Flush of CO2 As a Short-Term Biological Indicator of Soil Nitrogen Mineralization in the Southeast.

Determining the appropriate nitrogen (N) rate is critical to farm economics and environmental protection. In North Carolina, N fertilizer recommendations are not modified by residual inorganic N or biologically active N, but only by realistic yield expectation set for each soil type by crop. However, due to increasingly popular conservation management practices such as cover cropping and no-till farming, residual N can remain in the soil in a biologically active form for potential plant uptake, resulting in greater supply of N than expected. Measuring biologically active carbon (C) is faster, more accurate, and less expensive than measuring biologically active N. Soil samples (120) were collected from field stations representing the three physiographic regions of North Carolina (coastal plain, piedmont, and mountains) to use in a greenhouse trial.
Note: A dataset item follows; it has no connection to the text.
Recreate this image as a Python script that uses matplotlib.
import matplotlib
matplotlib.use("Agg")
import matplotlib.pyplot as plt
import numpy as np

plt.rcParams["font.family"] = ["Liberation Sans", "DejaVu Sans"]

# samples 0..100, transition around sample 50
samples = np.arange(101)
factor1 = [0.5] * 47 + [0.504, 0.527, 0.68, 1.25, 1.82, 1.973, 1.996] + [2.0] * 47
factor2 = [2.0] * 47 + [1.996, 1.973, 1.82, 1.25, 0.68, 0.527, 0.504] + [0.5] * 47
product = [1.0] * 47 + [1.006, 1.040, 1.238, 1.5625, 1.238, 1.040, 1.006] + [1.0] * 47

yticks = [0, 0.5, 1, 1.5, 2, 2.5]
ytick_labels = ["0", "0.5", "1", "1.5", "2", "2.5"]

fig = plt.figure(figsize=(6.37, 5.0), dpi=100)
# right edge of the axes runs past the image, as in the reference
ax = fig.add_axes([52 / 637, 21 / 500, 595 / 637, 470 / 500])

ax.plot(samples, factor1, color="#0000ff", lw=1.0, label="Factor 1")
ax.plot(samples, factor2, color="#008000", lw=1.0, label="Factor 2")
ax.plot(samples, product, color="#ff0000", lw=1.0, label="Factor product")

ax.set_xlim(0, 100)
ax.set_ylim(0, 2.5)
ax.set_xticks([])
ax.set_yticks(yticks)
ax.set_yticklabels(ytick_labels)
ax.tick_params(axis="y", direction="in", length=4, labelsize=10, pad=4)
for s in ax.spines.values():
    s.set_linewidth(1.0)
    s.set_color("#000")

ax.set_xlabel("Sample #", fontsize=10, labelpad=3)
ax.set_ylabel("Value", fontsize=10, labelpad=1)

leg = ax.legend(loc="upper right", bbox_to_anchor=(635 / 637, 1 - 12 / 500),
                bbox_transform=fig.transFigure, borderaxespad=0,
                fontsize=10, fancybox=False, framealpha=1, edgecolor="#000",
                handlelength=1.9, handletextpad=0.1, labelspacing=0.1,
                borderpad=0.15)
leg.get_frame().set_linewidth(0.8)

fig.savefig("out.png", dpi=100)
Unfertilized Sorghum bicolor was planted for the greenhouse trial and harvested at 4 and 8 weeks. Dry matter accumulation and N concentration were measured, which allowed for determination of N uptake. Carbon mineralization, or the “flush of CO₂”, was measured for each soil, as was microbial biomass C using fumigation-incubation, prior to the greenhouse trial. Mean plant dry matter accumulation was linearly related to the flush of CO₂ with an r² of 0.78. Soil microbial biomass C was linearly related to the flush of CO₂ with an r² value of 0.80. These data, as well as total, particulate, and inorganic N, will contribute to a larger database of laboratory incubations and greenhouse trials to help understand nutrient dynamics and improve accuracy of fertilizer N recommendations in the Mid-Atlantic and southeastern USA.